Here are some other issues to work out:
URLs as little languages and the connection to REST
I spend a lot of effort in Chapter 2 on the notion of "URLs as little languages to understand and to speak." I think that it's easy for experienced programmers to these ideas about URLs (e.g., Hacking the URL) for granted. But I want to show the importance of being able to link to specific resources. For instance, LibraryLookup depends on being able to point to a book by constructing a URL based on an ISBN. If you can't easily link to a resource, you are going to be hard-pressed to reuse it, especially if there is not formal API. (Note: Some library catalogues have odd session-dependent cookies that make it difficult to forge such a URL to the book. You can sometimes manage to create a URL that will work (temporarily), through a multi-step screen-scraping — in contrast to just dropping an ISBN into a URL.)
Having a simple URL to represent a specific resource means one of the simplest mashup design patterns is possible: you can substitute some parameters and get the corresponding web page. For websites that don't have formal APIs, such URLs are the closest one comes to a programming interface. (Sometimes, even if there is an API, it is simpler to use the human user interface URL and do a bit of screen-scraping. And sometimes even with an API that does not cover the functionality that you care about, having access to the URL is the only way to go.)
I have a sense that there are deep connections between RESTful architecture and the importance of little URL languages — but I can't put my fingers on the specific connections. I just ordered a copy of Leonard Richardson and Sam Ruby's Restful Web Services (RESTful Web Services) to help me better understand REST. Some impressions that I have about REST that I believe to be correct
- A fundamental idea behind REST is using URLs to represent resources.
- If the website that you are trying to mashup is truly RESTful, then figuring out the structures of URLs is akin to figuring how resources are named in the application — what are the "nouns".
- There would be pretty strong continuity between the structure of the human-facing website and any API in a RESTful site.

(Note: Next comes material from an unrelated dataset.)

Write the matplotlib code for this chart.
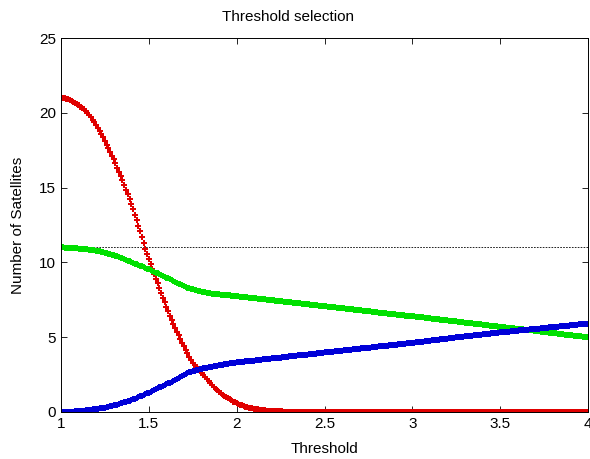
import numpy as np
import matplotlib
matplotlib.use('Agg')
import matplotlib.pyplot as plt

plt.rcParams['font.family'] = ['Liberation Sans', 'DejaVu Sans']

# threshold grid, step 0.01
threshold = np.linspace(1, 4, 301)

# values, one row per 0.1 of threshold
red_vals = [
    21.00, 20.98, 20.96, 20.93, 20.89, 20.85, 20.80, 20.74, 20.67, 20.59,
    20.50, 20.42, 20.34, 20.25, 20.14, 20.00, 19.85, 19.69, 19.52, 19.36,
    19.20, 19.00, 18.80, 18.59, 18.36, 18.10, 17.86, 17.62, 17.38, 17.14,
    16.90, 16.62, 16.34, 16.06, 15.78, 15.50, 15.18, 14.86, 14.54, 14.22,
    13.90, 13.54, 13.18, 12.82, 12.46, 12.10, 11.70, 11.30, 10.92, 10.56,
    10.20, 9.88, 9.56, 9.24, 8.92, 8.60, 8.28, 7.96, 7.64, 7.32,
    7.00, 6.72, 6.44, 6.16, 5.88, 5.60, 5.36, 5.12, 4.88, 4.64,
    4.40, 4.16, 3.92, 3.70, 3.50, 3.30, 3.16, 3.02, 2.88, 2.74,
    2.60, 2.46, 2.32, 2.18, 2.05, 1.92, 1.80, 1.68, 1.56, 1.45,
    1.35, 1.25, 1.16, 1.07, 0.99, 0.91, 0.84, 0.77, 0.70, 0.64,
    0.58, 0.53, 0.48, 0.44, 0.40, 0.36, 0.33, 0.30, 0.27, 0.24,
    0.22, 0.20, 0.17, 0.15, 0.13, 0.12, 0.11, 0.10, 0.09, 0.08,
    0.07, 0.06, 0.06, 0.05, 0.05, 0.04, 0.04, 0.03, 0.03, 0.02,
    0.02, 0.02, 0.01, 0.01, 0.01, 0, 0, 0, 0, 0,
    0, 0, 0, 0, 0, 0, 0, 0, 0, 0,
    0, 0, 0, 0, 0, 0, 0, 0, 0, 0,
    0, 0, 0, 0, 0, 0, 0, 0, 0, 0,
    0, 0, 0, 0, 0, 0, 0, 0, 0, 0,
    0, 0, 0, 0, 0, 0, 0, 0, 0, 0,
    0, 0, 0, 0, 0, 0, 0, 0, 0, 0,
    0, 0, 0, 0, 0, 0, 0, 0, 0, 0,
    0, 0, 0, 0, 0, 0, 0, 0, 0, 0,
    0, 0, 0, 0, 0, 0, 0, 0, 0, 0,
    0, 0, 0, 0, 0, 0, 0, 0, 0, 0,
    0, 0, 0, 0, 0, 0, 0, 0, 0, 0,
    0, 0, 0, 0, 0, 0, 0, 0, 0, 0,
    0, 0, 0, 0, 0, 0, 0, 0, 0, 0,
    0, 0, 0, 0, 0, 0, 0, 0, 0, 0,
    0, 0, 0, 0, 0, 0, 0, 0, 0, 0,
    0, 0, 0, 0, 0, 0, 0, 0, 0, 0,
    0,
]

green_vals = [
    11.00, 11.00, 10.99, 10.99, 10.98, 10.97, 10.96, 10.95, 10.94, 10.93,
    10.92, 10.91, 10.90, 10.89, 10.88, 10.87, 10.85, 10.84, 10.82, 10.80,
    10.78, 10.76, 10.73, 10.71, 10.68, 10.65, 10.62, 10.59, 10.55, 10.52,
    10.48, 10.44, 10.40, 10.36, 10.31, 10.27, 10.22, 10.17, 10.12, 10.07,
    10.02, 9.97, 9.92, 9.88, 9.83, 9.78, 9.73, 9.68, 9.63, 9.58,
    9.53, 9.48, 9.43, 9.38, 9.32, 9.27, 9.21, 9.16, 9.10, 9.05,
    8.99, 8.93, 8.88, 8.82, 8.76, 8.70, 8.64, 8.58, 8.53, 8.47,
    8.42, 8.37, 8.32, 8.28, 8.24, 8.20, 8.17, 8.14, 8.11, 8.08,
    8.05, 8.03, 8.00, 7.98, 7.96, 7.94, 7.92, 7.91, 7.89, 7.88,
    7.86, 7.85, 7.84, 7.82, 7.81, 7.80, 7.79, 7.78, 7.76, 7.75,
    7.74, 7.73, 7.71, 7.70, 7.69, 7.67, 7.66, 7.65, 7.63, 7.62,
    7.61, 7.59, 7.58, 7.57, 7.55, 7.54, 7.53, 7.51, 7.50, 7.49,
    7.47, 7.46, 7.45, 7.43, 7.42, 7.41, 7.39, 7.38, 7.37, 7.35,
    7.34, 7.33, 7.31, 7.30, 7.29, 7.27, 7.26, 7.25, 7.23, 7.22,
    7.21, 7.19, 7.18, 7.17, 7.15, 7.14, 7.13, 7.11, 7.10, 7.09,
    7.08, 7.06, 7.05, 7.04, 7.02, 7.01, 6.99, 6.98, 6.97, 6.95,
    6.94, 6.93, 6.91, 6.90, 6.88, 6.87, 6.86, 6.84, 6.83, 6.82,
    6.80, 6.79, 6.77, 6.76, 6.75, 6.73, 6.72, 6.71, 6.69, 6.68,
    6.66, 6.65, 6.64, 6.62, 6.61, 6.60, 6.58, 6.57, 6.55, 6.54,
    6.53, 6.51, 6.50, 6.48, 6.47, 6.46, 6.44, 6.43, 6.42, 6.41,
    6.40, 6.39, 6.37, 6.36, 6.34, 6.33, 6.32, 6.30, 6.29, 6.27,
    6.26, 6.25, 6.23, 6.22, 6.20, 6.19, 6.18, 6.16, 6.15, 6.13,
    6.12, 6.11, 6.09, 6.08, 6.06, 6.05, 6.04, 6.02, 6.01, 5.99,
    5.98, 5.97, 5.95, 5.94, 5.92, 5.91, 5.90, 5.88, 5.87, 5.85,
    5.84, 5.83, 5.81, 5.80, 5.78, 5.77, 5.76, 5.74, 5.73, 5.71,
    5.70, 5.69, 5.67, 5.66, 5.64, 5.63, 5.62, 5.60, 5.59, 5.57,
    5.56, 5.55, 5.53, 5.52, 5.50, 5.49, 5.48, 5.46, 5.45, 5.43,
    5.42, 5.41, 5.39, 5.38, 5.36, 5.35, 5.34, 5.32, 5.31, 5.29,
    5.28, 5.27, 5.25, 5.24, 5.22, 5.21, 5.20, 5.18, 5.17, 5.15,
    5.14, 5.13, 5.11, 5.10, 5.08, 5.07, 5.06, 5.04, 5.03, 5.01,
    5.00,
]

blue_vals = [
    0.00, 0.00, 0.00, 0.01, 0.01, 0.02, 0.03, 0.03, 0.04, 0.05,
    0.06, 0.07, 0.08, 0.09, 0.11, 0.12, 0.14, 0.15, 0.17, 0.18,
    0.20, 0.22, 0.24, 0.26, 0.28, 0.30, 0.33, 0.36, 0.38, 0.41,
    0.44, 0.47, 0.50, 0.54, 0.57, 0.60, 0.64, 0.68, 0.72, 0.76,
    0.80, 0.85, 0.90, 0.94, 0.99, 1.04, 1.09, 1.14, 1.20, 1.25,
    1.30, 1.36, 1.41, 1.47, 1.52, 1.58, 1.64, 1.69, 1.75, 1.80,
    1.86, 1.92, 1.97, 2.03, 2.09, 2.15, 2.21, 2.28, 2.34, 2.41,
    2.48, 2.54, 2.60, 2.65, 2.70, 2.74, 2.77, 2.80, 2.83, 2.86,
    2.89, 2.92, 2.94, 2.96, 2.99, 3.01, 3.04, 3.06, 3.08, 3.10,
    3.13, 3.15, 3.17, 3.19, 3.21, 3.23, 3.25, 3.26, 3.28, 3.30,
    3.31, 3.32, 3.34, 3.35, 3.36, 3.38, 3.39, 3.40, 3.42, 3.43,
    3.44, 3.46, 3.47, 3.48, 3.50, 3.51, 3.52, 3.54, 3.55, 3.56,
    3.58, 3.59, 3.60, 3.62, 3.63, 3.64, 3.66, 3.67, 3.68, 3.70,
    3.71, 3.72, 3.74, 3.75, 3.76, 3.78, 3.79, 3.80, 3.82, 3.83,
    3.84, 3.86, 3.87, 3.88, 3.90, 3.91, 3.92, 3.94, 3.95, 3.96,
    3.98, 3.99, 4.00, 4.02, 4.03, 4.04, 4.05, 4.07, 4.08, 4.09,
    4.11, 4.12, 4.13, 4.15, 4.16, 4.17, 4.18, 4.20, 4.21, 4.22,
    4.24, 4.25, 4.26, 4.28, 4.29, 4.30, 4.31, 4.33, 4.34, 4.35,
    4.37, 4.38, 4.39, 4.41, 4.42, 4.43, 4.44, 4.46, 4.47, 4.48,
    4.50, 4.51, 4.52, 4.54, 4.55, 4.56, 4.57, 4.59, 4.60, 4.61,
    4.63, 4.64, 4.66, 4.67, 4.68, 4.70, 4.71, 4.73, 4.74, 4.75,
    4.77, 4.78, 4.80, 4.81, 4.82, 4.84, 4.85, 4.87, 4.88, 4.89,
    4.91, 4.92, 4.94, 4.95, 4.96, 4.98, 4.99, 5.01, 5.02, 5.03,
    5.05, 5.06, 5.08, 5.09, 5.10, 5.12, 5.13, 5.15, 5.16, 5.17,
    5.19, 5.20, 5.22, 5.23, 5.24, 5.26, 5.27, 5.29, 5.30, 5.31,
    5.32, 5.33, 5.35, 5.36, 5.37, 5.38, 5.39, 5.40, 5.42, 5.43,
    5.44, 5.45, 5.46, 5.47, 5.49, 5.50, 5.51, 5.52, 5.53, 5.54,
    5.56, 5.57, 5.58, 5.59, 5.60, 5.61, 5.63, 5.64, 5.65, 5.66,
    5.67, 5.68, 5.70, 5.71, 5.72, 5.73, 5.74, 5.75, 5.77, 5.78,
    5.79, 5.80, 5.81, 5.82, 5.84, 5.85, 5.86, 5.87, 5.88, 5.89,
    5.90,
]

ref_level = 11

fig = plt.figure(figsize=(5.9, 4.59), dpi=100)
ax = fig.add_axes([0.1034, 0.1024, 0.8932, 0.8148])

ax.axhline(ref_level, color='black', linestyle=(0, (2, 1.5)), linewidth=0.6)
ax.plot(threshold, red_vals, linestyle='none', marker='P', markersize=4.5,
        markeredgewidth=0, color='#e00000')
ax.plot(threshold, green_vals, linestyle='none', marker='P', markersize=4.5,
        markeredgewidth=0, color='#00e000')
ax.plot(threshold, blue_vals, linestyle='none', marker='P', markersize=4.5,
        markeredgewidth=0, color='#0000d8')

ax.set_xlim(1, 4)
ax.set_ylim(0, 25)
ax.set_xticks([1, 1.5, 2, 2.5, 3, 3.5, 4])
ax.set_xticklabels(['1', '1.5', '2', '2.5', '3', '3.5', '4'])
ax.set_yticks([0, 5, 10, 15, 20, 25])
ax.tick_params(direction='in', top=True, right=True, labelsize=11, length=4, width=0.6)
for s in ax.spines.values():
    s.set_linewidth(0.7)

# title sits a bit left of centre in the original
ax.set_title('Threshold selection', fontsize=11, pad=12, x=0.431)
ax.set_xlabel('Threshold', fontsize=11, labelpad=8)
ax.set_ylabel('Number of Satellites', fontsize=11, labelpad=10)

fig.savefig('out.png', dpi=100)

- Coherent, clean URL languages correlate with good REST design.
Identifiers as glue
I want to strengthen my description of how to use identifiers, tags, and search terms to correlate similar or the same things within and across websites and applications. Think about the use of an ISBN in LibraryLookup and latitude and longitude in Google Maps in Flickr — how those identifiers and broadly used ways of describing things connect websites together.
How the mashups we studied in Chapter 1 make use of the techniques of Chapter 2
To make the three mashups we studied in chapter 1, their creators had to understand the functioning of the constituent applications they were recombining. For instance:
- for LibraryLookup, Udell needed to understand the use of ISBNs as identifiers among library catalogs and other book-oriented websites (such as amazon.com and other bookstores). Then you can use this ISBN (and speak the URL languages of various library catalogs) to glue together these various websites via JavaScript. (There are some challenges: it was difficult for Jon Udell to craft a totally user-friendly system for easily creating the LibraryLookup bookmarklet just for your library.)
- for GMiF, a Greasemonkey script — which is very much about remixing the existing user interface of an application, CK Yuan had need to understand the user interface of Flickr in order to insert the GMap icon among the other icons, how others have exploited the user tagging can be hacked to hold location data (in a system that ultimately become productized by Flickr in to machine tags). Moreover, on a prosaic level, you have to understand how to form URLs for each of the pictures.
- housingmaps.com depends on craigslist, which has no formal API. Hence, Paul Rademacher has to parse the HTML and understand the URL structure of craigslist, what cities are covered, how to make use of the RSS and supplement that data with screen-scraping.
What you get by studying the application and not just the API
My point is the developers need to understand apps as end-users too and not just jump into the API. Learn the application first (if you are an experienced developer and user of these types of applications, it won't take that long.). It's worth the investment of time. Why not just jump into the API?
- You're more likely to make a more useful mashup by availing yourself of knowledge as an end-user
- You can plug the mashup into the context of how users are already using the application
- You understand what is currently missing from the application and can be improved
- You see hooks into the application that are not necessarily obvious from the API alone
- You can more easily make sense of the API when you know what key data entities are and some of the functionality — you can ask, how might it be reflected in the APIs.
Looking for signs of mashability; ties to further chapters
Chapter 2 is also a prelude to the chapters that immediately follow it, elements of a website that make it more remixable. Indeed, the topics are the basis of a checklist of questions to pose in assessing the mashability/remixability/recombinatorial potential of applications:
- Are tags used to describe resources on the website (described in greater detail in Chapter 3)
- Are RSS and other syndication feeds available? (We will deal with this issue in greater depth in Chapter 4)
- Do you see functionality for integrating with weblogs? (Chapter 5)
- Is there an API for the application (Chapter 6, 7, and 8.)
In addition, you would look for the existence of browser toolbars, desktop clients, and mobile interfaces that interact with the websites — they not only show that the website is remixable but often show how you can do so. (I will have to give specific examples here in the chapter, but I have some already installed in my own browser: del.icio.us Firefox extension and Amazon S3 Firefox Organizer(S3Fox)).
Data formats, nouns, and Verbs
"What is the underlying data format?" — and a related question "What are the core entities or resources in the website" — are useful questions to pose when studying an application. If we use grammatical analogies, what are the "nouns"? When we look then at what functionality there is around the entities, we are asking what the "verbs" are. If there is an API, it will make a lot more sense if you have a sense of what those entities and their functionality are.